Yes, the level of content of a repair, repairing times and intervals is a challenge that we have been facing as an industry for the last ten years. That will increase in terms of the problem coming at us quicker as some of these new technologies get introduced. And again, like any business that is evolving with the times, get involved with it and work it out.
Are you a car fan yourself? What made you get into the industry?
Well, having a family business in the industry meant that I couldn’t escape it. But am I car fan? Yes, I love cars and driving cars – without sounding too stereotypical – and the fact that when you are growing up, and you’ve got a family business that is in the car business, you can’t help but be interested in cars.
So you remember hanging around dealerships as a kid?
Oh yes, you’d go in on a Saturday morning with your father, and start off working in different departments in the school holidays to keep out of trouble and you get a taste for it.
Would you like to see your children getting involved in the car industry?
I’ve got three children and I think that naturally, in a long-standing family business, there is a draw towards it. But equally I would never force them into it because it is a tough business – you’ve got to really love it and want to do it. It is not the old days of family business where you could use it as an employment shelter, so if they want to do it and they’re good at it, then that’s great. If they don’t want to do it and they have dreams to do other things, then that is fantastic too.
How important is the internet to your business?
The web is hugely important to us and to ignore the internet would be naïve. Interestingly though, we were looking at some statistics in our business and we have to be careful we don’t just see the internet as the only way to market. If you make the assumption that 100 per cent of your customers are going to talk to you over the web, you are wrong. 40% of customers don’t have access to the internet or use it, and that depends on the age of the person and, quite rightly when someone is spending £20-30,000 on a motor car, they want to speak about it face-to-face, see it, touch it, smell it, drive it and feel comfortable with it. I think a lot of customers’ research is done online, and those customers come into the showroom more informed – which is a good thing. Will this change over the next 20-30 years? Probably. But will it ever become our only way to market? I doubt it.
2010 is Hendy’s centenary year – what are you doing to celebrate?
We have got on-going marketing activities through our local Hendy Ford dealerships, and we also have a celebratory lunch at Goodwood House where, hopefully, some very senior people of Ford Motor Company will be attending from America. Our sponsorship of Hampshire Cricket Club at The Rose Bowl this year is also dedicated to Hendy Ford. It is great for us to achieve that milestone professionally and personally, but clearly you don’t want to be seen going way over the top because I don’t think that this anywhere, or in any walk of life, at the moment, is appropriate.

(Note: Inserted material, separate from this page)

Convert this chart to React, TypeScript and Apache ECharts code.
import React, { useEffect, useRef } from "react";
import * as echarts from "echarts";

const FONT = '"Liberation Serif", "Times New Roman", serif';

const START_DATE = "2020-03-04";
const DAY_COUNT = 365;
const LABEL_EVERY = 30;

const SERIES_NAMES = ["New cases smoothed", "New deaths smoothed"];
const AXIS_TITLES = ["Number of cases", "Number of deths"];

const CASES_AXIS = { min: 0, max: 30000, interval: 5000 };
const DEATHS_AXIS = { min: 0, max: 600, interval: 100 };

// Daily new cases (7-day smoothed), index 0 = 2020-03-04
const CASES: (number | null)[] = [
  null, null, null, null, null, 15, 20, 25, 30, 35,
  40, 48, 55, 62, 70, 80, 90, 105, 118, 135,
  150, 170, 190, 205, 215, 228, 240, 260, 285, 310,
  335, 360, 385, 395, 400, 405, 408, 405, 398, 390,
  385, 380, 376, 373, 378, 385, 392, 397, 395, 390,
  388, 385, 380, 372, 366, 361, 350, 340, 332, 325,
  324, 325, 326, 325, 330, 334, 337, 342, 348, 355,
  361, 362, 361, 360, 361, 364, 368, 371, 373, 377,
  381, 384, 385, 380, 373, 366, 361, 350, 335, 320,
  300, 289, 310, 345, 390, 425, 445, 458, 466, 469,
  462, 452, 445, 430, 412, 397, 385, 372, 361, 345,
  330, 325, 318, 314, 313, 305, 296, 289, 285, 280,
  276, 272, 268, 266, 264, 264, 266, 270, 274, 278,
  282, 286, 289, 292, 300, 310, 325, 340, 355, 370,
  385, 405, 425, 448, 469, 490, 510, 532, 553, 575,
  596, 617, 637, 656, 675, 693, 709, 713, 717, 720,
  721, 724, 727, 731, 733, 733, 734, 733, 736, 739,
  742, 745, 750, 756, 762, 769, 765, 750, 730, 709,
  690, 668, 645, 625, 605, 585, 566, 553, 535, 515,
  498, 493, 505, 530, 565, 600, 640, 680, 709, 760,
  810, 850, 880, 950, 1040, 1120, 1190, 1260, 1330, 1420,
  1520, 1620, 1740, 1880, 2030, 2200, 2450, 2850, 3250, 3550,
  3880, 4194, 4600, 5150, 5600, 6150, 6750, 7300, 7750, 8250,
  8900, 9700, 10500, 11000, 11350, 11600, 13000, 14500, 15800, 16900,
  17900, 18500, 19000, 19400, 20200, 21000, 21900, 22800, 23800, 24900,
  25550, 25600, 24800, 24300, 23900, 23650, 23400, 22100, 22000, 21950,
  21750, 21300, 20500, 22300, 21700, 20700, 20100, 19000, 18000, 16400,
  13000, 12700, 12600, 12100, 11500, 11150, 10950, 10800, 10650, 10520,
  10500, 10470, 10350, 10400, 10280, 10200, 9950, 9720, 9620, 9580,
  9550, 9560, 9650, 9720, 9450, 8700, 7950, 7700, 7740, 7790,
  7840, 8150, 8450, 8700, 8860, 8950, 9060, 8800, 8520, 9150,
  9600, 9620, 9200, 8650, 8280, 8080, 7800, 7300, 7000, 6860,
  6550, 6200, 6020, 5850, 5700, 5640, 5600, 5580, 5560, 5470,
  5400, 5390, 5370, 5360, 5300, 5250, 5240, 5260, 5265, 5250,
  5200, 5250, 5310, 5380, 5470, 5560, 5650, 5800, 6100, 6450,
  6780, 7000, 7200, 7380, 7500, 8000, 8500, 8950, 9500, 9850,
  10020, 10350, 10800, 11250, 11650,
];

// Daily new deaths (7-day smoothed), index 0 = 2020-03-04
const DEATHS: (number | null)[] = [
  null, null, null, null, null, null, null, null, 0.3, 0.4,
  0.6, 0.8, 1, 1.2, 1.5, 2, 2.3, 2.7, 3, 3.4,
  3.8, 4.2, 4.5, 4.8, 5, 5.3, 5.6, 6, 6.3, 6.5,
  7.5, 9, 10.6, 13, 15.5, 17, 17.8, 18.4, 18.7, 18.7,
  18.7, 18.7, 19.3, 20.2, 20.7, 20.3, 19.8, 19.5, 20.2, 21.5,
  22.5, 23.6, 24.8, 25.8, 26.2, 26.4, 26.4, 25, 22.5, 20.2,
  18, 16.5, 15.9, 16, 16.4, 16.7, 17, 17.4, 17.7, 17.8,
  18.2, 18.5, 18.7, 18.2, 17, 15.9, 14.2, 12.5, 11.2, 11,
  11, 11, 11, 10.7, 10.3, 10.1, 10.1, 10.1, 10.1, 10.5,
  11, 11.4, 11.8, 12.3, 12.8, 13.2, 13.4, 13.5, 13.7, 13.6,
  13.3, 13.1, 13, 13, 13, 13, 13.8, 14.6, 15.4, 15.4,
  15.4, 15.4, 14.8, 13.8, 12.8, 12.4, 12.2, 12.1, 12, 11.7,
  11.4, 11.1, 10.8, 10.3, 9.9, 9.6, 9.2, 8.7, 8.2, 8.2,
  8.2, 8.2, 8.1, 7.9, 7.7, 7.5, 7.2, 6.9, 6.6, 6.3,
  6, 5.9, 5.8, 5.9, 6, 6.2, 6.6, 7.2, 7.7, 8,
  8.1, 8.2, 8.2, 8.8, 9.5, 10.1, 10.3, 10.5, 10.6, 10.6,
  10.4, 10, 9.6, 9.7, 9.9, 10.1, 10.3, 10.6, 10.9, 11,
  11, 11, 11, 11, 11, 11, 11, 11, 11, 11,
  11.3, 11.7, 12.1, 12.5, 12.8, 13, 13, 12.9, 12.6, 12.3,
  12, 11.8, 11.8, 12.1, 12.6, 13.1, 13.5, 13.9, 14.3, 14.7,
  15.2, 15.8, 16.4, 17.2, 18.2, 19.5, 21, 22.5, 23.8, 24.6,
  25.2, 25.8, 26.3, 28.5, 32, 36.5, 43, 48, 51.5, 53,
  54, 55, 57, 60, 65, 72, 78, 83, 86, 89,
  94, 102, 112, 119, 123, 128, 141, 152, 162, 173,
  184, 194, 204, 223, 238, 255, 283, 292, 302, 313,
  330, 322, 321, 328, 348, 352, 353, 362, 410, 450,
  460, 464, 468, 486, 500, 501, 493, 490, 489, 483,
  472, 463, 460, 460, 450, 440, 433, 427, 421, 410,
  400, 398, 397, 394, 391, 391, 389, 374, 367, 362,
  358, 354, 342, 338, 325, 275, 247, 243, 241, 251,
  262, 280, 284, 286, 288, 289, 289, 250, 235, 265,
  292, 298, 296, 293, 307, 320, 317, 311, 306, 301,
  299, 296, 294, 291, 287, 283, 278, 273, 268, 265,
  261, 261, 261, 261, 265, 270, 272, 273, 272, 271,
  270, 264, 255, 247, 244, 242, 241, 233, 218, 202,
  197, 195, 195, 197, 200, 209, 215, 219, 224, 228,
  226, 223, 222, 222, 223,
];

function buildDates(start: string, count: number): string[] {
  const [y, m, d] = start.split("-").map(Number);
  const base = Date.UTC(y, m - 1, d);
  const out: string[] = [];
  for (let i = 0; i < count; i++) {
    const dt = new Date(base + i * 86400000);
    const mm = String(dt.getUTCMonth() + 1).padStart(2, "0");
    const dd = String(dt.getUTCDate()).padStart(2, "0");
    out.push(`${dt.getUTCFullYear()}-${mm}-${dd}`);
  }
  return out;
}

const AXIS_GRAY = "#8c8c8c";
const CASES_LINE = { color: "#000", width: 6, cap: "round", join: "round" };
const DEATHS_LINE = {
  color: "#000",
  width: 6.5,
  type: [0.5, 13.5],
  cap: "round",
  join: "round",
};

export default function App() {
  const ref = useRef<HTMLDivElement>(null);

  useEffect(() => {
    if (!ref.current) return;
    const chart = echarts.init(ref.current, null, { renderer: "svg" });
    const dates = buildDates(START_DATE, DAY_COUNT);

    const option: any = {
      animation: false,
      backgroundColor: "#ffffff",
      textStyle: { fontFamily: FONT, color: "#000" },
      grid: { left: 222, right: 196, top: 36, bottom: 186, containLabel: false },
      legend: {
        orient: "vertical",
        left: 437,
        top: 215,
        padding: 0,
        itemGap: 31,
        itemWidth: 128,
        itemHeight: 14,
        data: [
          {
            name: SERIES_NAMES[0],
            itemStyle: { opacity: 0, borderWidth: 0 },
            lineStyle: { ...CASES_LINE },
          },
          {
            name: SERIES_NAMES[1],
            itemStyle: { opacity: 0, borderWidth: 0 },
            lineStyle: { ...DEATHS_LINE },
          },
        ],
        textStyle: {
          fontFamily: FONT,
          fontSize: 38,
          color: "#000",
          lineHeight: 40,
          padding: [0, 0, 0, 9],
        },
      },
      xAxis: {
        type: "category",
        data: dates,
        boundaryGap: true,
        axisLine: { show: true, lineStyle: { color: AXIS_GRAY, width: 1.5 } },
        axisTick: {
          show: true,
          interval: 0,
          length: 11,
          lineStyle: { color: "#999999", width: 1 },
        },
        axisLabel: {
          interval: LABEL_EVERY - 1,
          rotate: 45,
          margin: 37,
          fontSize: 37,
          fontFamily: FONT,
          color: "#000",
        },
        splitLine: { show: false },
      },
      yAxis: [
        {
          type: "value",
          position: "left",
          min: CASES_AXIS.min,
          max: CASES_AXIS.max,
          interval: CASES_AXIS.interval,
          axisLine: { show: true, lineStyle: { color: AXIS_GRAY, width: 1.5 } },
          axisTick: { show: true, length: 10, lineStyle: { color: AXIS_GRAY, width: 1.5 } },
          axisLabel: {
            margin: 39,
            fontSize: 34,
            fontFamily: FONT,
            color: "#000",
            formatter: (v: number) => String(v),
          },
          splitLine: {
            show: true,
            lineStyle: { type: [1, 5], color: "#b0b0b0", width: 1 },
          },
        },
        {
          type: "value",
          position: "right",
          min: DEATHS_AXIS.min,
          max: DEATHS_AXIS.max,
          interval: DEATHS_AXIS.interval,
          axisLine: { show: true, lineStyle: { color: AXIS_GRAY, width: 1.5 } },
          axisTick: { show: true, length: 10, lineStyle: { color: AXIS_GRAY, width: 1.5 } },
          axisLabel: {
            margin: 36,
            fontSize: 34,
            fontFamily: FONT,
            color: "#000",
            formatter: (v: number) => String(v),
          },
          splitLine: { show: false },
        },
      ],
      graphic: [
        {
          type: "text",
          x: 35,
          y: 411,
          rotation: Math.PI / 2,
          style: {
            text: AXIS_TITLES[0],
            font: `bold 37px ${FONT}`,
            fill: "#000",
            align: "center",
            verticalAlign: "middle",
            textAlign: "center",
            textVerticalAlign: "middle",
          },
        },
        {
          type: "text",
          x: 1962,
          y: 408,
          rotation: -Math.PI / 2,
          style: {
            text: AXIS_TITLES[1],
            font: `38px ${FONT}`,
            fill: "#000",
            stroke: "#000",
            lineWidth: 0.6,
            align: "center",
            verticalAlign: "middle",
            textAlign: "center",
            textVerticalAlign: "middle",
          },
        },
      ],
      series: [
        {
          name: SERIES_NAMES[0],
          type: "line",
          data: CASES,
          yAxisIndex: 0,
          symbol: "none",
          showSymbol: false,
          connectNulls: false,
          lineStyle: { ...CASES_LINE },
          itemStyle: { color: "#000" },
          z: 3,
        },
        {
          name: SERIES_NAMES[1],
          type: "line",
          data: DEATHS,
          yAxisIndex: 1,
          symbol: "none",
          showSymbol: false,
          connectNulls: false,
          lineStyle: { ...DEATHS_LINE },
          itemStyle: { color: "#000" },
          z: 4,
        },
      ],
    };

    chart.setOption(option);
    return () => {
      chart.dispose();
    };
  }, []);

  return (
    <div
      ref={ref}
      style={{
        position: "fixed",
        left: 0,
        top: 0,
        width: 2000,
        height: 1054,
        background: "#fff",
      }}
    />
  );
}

100 years with one brand is very impressive. With the ups and downs Hendy has seen you could write a book about it!
We have written a book and it’s in its fifth edition as it happens! We’re Britain’s first Ford dealer, our company history is something that we’re extremely proud of; it’s something which we like to think customers acknowledge. Our business has proved to be pretty resilient during the recession as it has been during two world wars and several other recessions before that. I believe people think that Hendy is going to be here, so I will buy my car and they will support me for the next three, four, five years while I own it.